A thought for Sunday: apparently, Constitutional Amendments can't amend the Constitution. Who knew?


- by New Deal democrat

Via Linda Greenhouse of the NY Times:
Justice Scalia referred to Section 5 as imposing “these extraordinary procedures that deny the states sovereign powers which the Constitution preserves to them.” Justice Kennedy asked whether “if Alabama wants to acknowledge the wrongs of its past, is it better off doing that if it’s an independent sovereign or if it’s under the trusteeship of the United States government?”

These are astounding comments, bespeaking willful ignorance of the origin (as in “originalism”) of the 14th and 15th Amendments, which transformed the constitutional relationship between the federal government and the states. Their very point was to invoke federal power to make sure the states delivered on the amendments’ promises: due process, equal protection, the right to vote for all. Recall that the Constitution’s first 10 amendments, the Bill of Rights, imposed limitations only on the power of Congress; only through later Supreme Court interpretation were most of them understood to apply to the states as well. But the Reconstruction amendments were aimed directly at the states. As Justice Stephen G. Breyer put it during the argument: “And one thing to say is, of course this is aimed at states.
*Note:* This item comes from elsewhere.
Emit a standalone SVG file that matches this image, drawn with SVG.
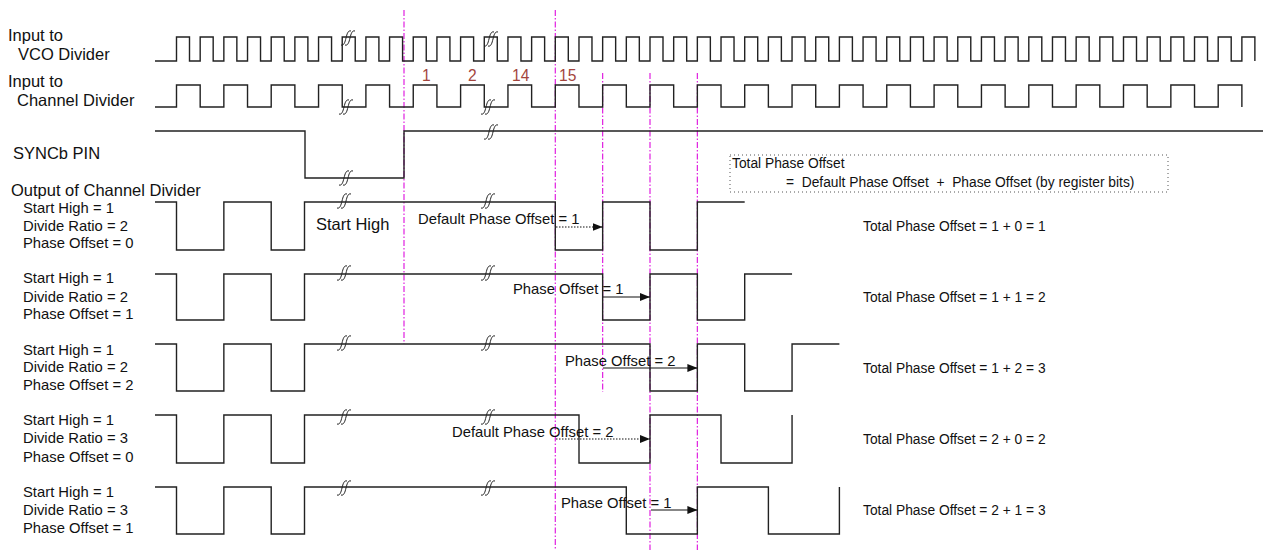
<svg xmlns="http://www.w3.org/2000/svg" width="1263" height="550" viewBox="0 0 1263 550">
<style>
text{font-family:"Liberation Sans",Arial,sans-serif;fill:#111}
.big{font-size:16.5px}
.mid{font-size:14.8px}
.sm{font-size:13.8px}
.num{font-size:15.6px;fill:#a3453d}
.wave{fill:none;stroke:#222;stroke-width:1.4}
.mag{stroke:#e020e0;stroke-width:1.2;stroke-dasharray:6 2 1.5 2;fill:none}
.brk{fill:none;stroke:#222;stroke-width:1}
.arr{stroke:#111;stroke-width:1.2;fill:none;marker-end:url(#ah)}
.dot{stroke-dasharray:1.5 1.5}
</style>
<defs>
<marker id="ah" markerWidth="10" markerHeight="8" refX="10" refY="4" orient="auto" markerUnits="userSpaceOnUse">
<path d="M0,0 L10,4 L0,8 Z" fill="#111"/>
</marker>
<g id="bk"><path class="brk" d="M-6 7 C-3 8 -2 4 -1 0 C0 -4 1 -8 4 -7"/><path class="brk" d="M-2 7 C1 8 2 4 3 0 C4 -4 5 -8 8 -7"/></g>
</defs>
<g id="labels">
<text class="big" x="8" y="41">Input to</text>
<text class="big" x="18" y="60">VCO Divider</text>
<text class="big" x="8" y="87">Input to</text>
<text class="big" x="17" y="106">Channel Divider</text>
<text class="big" x="13" y="159">SYNCb PIN</text>
<text class="big" x="11" y="196">Output of Channel Divider</text>
<text class="big" x="316" y="230">Start High</text>
<text class="mid" x="23" y="213">Start High = 1</text>
<text class="mid" x="23" y="231">Divide Ratio = 2</text>
<text class="mid" x="23" y="248">Phase Offset = 0</text>
<text class="mid" x="23" y="283">Start High = 1</text>
<text class="mid" x="23" y="302">Divide Ratio = 2</text>
<text class="mid" x="23" y="319">Phase Offset = 1</text>
<text class="mid" x="23" y="355">Start High = 1</text>
<text class="mid" x="23" y="372">Divide Ratio = 2</text>
<text class="mid" x="23" y="390">Phase Offset = 2</text>
<text class="mid" x="23" y="425">Start High = 1</text>
<text class="mid" x="23" y="443">Divide Ratio = 3</text>
<text class="mid" x="23" y="462">Phase Offset = 0</text>
<text class="mid" x="23" y="497">Start High = 1</text>
<text class="mid" x="23" y="515">Divide Ratio = 3</text>
<text class="mid" x="23" y="533">Phase Offset = 1</text>
<text class="num" x="422" y="81">1</text>
<text class="num" x="468" y="81">2</text>
<text class="num" x="512" y="81">14</text>
<text class="num" x="559" y="81">15</text>
</g>
<g id="guides">
<line class="mag" x1="404" y1="10" x2="404" y2="344"/>
<line class="mag" x1="555.3" y1="10" x2="555.3" y2="550"/>
<line class="mag" x1="602.65" y1="73" x2="602.65" y2="392"/>
<line class="mag" x1="650" y1="73" x2="650" y2="550"/>
<line class="mag" x1="697.35" y1="73" x2="697.35" y2="550"/>
</g>
<g id="vco">
<path class="wave" d="M155,61 H176.5 v-24 h13 v24 h10.675 v-24 h13 v24 h10.675 v-24 h13 v24 h10.675 v-24 h13 v24 h10.675 v-24 h13 v24 h10.675 v-24 h13 v24 h10.675 v-24 h13 v24 h10.675 v-24 h13 v24 h10.675 v-24 h13 v24 h10.675 v-24 h13 v24 h10.675 v-24 h13 v24 h10.675 v-24 h13 v24 h10.675 v-24 h13 v24 h10.675 v-24 h13 v24 h10.675 v-24 h13 v24 h10.675 v-24 h13 v24 h10.675 v-24 h13 v24 h10.675 v-24 h13 v24 h10.675 v-24 h13 v24 h10.675 v-24 h13 v24 h10.675 v-24 h13 v24 h10.675 v-24 h13 v24 h10.675 v-24 h13 v24 h10.675 v-24 h13 v24 h10.675 v-24 h13 v24 h10.675 v-24 h13 v24 h10.675 v-24 h13 v24 h10.675 v-24 h13 v24 h10.675 v-24 h13 v24 h10.675 v-24 h13 v24 h10.675 v-24 h13 v24 h10.675 v-24 h13 v24 h10.675 v-24 h13 v24 h10.675 v-24 h13 v24 h10.675 v-24 h13 v24 h10.675 v-24 h13 v24 h10.675 v-24 h13 v24 h10.675 v-24 h13 v24 h10.675 v-24 h13 v24 h10.675 v-24 h13 v24 h10.675 v-24 h13 v24 h10.675 v-24 h13 v24 h10.675 v-24 h13 v24 h10.675 v-24 h13 v24 h10.675 v-24 h13 v24 h10.675 v-24 h13 v24"/>
<use href="#bk" x="347" y="38"/>
<use href="#bk" x="490" y="39"/>
</g>
<g id="chan">
<path class="wave" d="M155,107 H176.5 v-22 h23.675 v22 h23.675 v-22 h23.675 v22 h23.675 v-22 h23.675 v22 h23.675 v-22 h23.675 v22 h23.675 v-22 h23.675 v22 h23.675 v-22 h23.675 v22 h23.675 v-22 h23.675 v22 h23.675 v-22 h23.675 v22 h23.675 v-22 h23.675 v22 h23.675 v-22 h23.675 v22 h23.675 v-22 h23.675 v22 h23.675 v-22 h23.675 v22 h23.675 v-22 h23.675 v22 h23.675 v-22 h23.675 v22 h23.675 v-22 h23.675 v22 h23.675 v-22 h23.675 v22 h23.675 v-22 h23.675 v22 h23.675 v-22 h23.675 v22 h23.675 v-22 h23.675 v22 h23.675 v-22 h23.675 v22 h23.675 v-22 h23.675 v22 h23.675 v-22 h23.675 v22 h23.675 v-22 h23.675 v22"/>
<use href="#bk" x="345" y="107"/>
<use href="#bk" x="487" y="107"/>
</g>
<g id="sync">
<path class="wave" d="M155,131 H305 V178 H404 V131 H1263"/>
<use href="#bk" x="345" y="178"/>
<use href="#bk" x="490" y="132"/>
</g>
<g id="row1">
<path class="wave" d="M155,202 H176.5 V250 H223.85 V202 H271.2 V250 H304.5 V202 H555.3 V250 H602.65 V202 H650 V250 H697.35 V202 H744.7"/>
<use href="#bk" x="343" y="201"/>
<use href="#bk" x="487" y="201"/>
</g>
<g id="row2">
<path class="wave" d="M155,274 H176.5 V320 H223.85 V274 H271.2 V320 H304.5 V274 H602.65 V320 H650 V274 H697.35 V320 H744.7 V274 H792.05"/>
<use href="#bk" x="343" y="273"/>
<use href="#bk" x="487" y="273"/>
</g>
<g id="row3">
<path class="wave" d="M155,344 H176.5 V391 H223.85 V344 H271.2 V391 H304.5 V344 H650 V391 H697.35 V344 H744.7 V391 H792.05 V344 H839.4"/>
<use href="#bk" x="343" y="343"/>
<use href="#bk" x="487" y="343"/>
</g>
<g id="row4">
<path class="wave" d="M155,415 H176.5 V463 H223.85 V415 H271.2 V463 H304.5 V415 H579 V463 H650 V415 H721 V463 H792.05 V415"/>
<use href="#bk" x="343" y="417"/>
<use href="#bk" x="487" y="417"/>
</g>
<g id="row5">
<path class="wave" d="M155,487 H176.5 V534 H223.85 V487 H271.2 V534 H304.5 V487 H626.3 V534 H697.35 V487 H768.4 V534 H839.4 V487"/>
<use href="#bk" x="343" y="488"/>
<use href="#bk" x="487" y="488"/>
</g>
<g id="connectors">
<line class="arr dot" x1="556" y1="227" x2="602.65" y2="227"/>
<line class="arr" x1="603" y1="297" x2="650" y2="297"/>
<line class="arr" x1="603" y1="368" x2="697.35" y2="368"/>
<line class="arr dot" x1="556" y1="439" x2="650" y2="439"/>
<line class="arr" x1="651" y1="510" x2="697.35" y2="510"/>
</g>
<g id="arrowlabels">
<text class="mid" x="418" y="224">Default Phase Offset = 1</text>
<text class="mid" x="513" y="294">Phase Offset = 1</text>
<text class="mid" x="565" y="366">Phase Offset = 2</text>
<text class="mid" x="452" y="437">Default Phase Offset = 2</text>
<text class="mid" x="561" y="508">Phase Offset = 1</text>
</g>
<g id="formula">
<rect x="730" y="155" width="438" height="37" fill="none" stroke="#555" stroke-width="1" stroke-dasharray="1 3"/>
<text class="sm" x="732" y="168">Total Phase Offset</text>
<text class="sm" x="786" y="187" xml:space="preserve">=  Default Phase Offset  +  Phase Offset (by register bits)</text>
</g>
<g id="totals">
<text class="sm" x="863" y="231">Total Phase Offset = 1 + 0 = 1</text>
<text class="sm" x="863" y="302">Total Phase Offset = 1 + 1 = 2</text>
<text class="sm" x="863" y="373">Total Phase Offset = 1 + 2 = 3</text>
<text class="sm" x="863" y="444">Total Phase Offset = 2 + 0 = 2</text>
<text class="sm" x="863" y="515">Total Phase Offset = 2 + 1 = 3</text>
</g>
</svg>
What do you think the Civil War was about?”
I bolded the quotation from Justice Scalia for its breathtaking argument: that regardless of the specific intent of the Congress that wrote the Fifteenth Amendment, despite their specific enshrining a further Congressional right to act, due in no small amount to the disastrous judicial miserliness of Dred Scott, the Fifteenth Amendment itself cannot disturb the 1789 Framers' configuration of "sovereign powers" of the states.

What utter horseshit. The only thing that can't be changed by Amendment are states' voting rights in the Senate. Everything else in the Constitution can be changed by Amendment.

This decision is going to be more infamous than Bush v. Gore, for it is going to try to declare the 1789 Federal/State division of power inviolable, beyond even the pale of changes to the Constitution itself. Scalia's quarrel is not merely with the Voting Rights Act, it is with the Fifteenth Amendment itself, the intent of its framers be damned!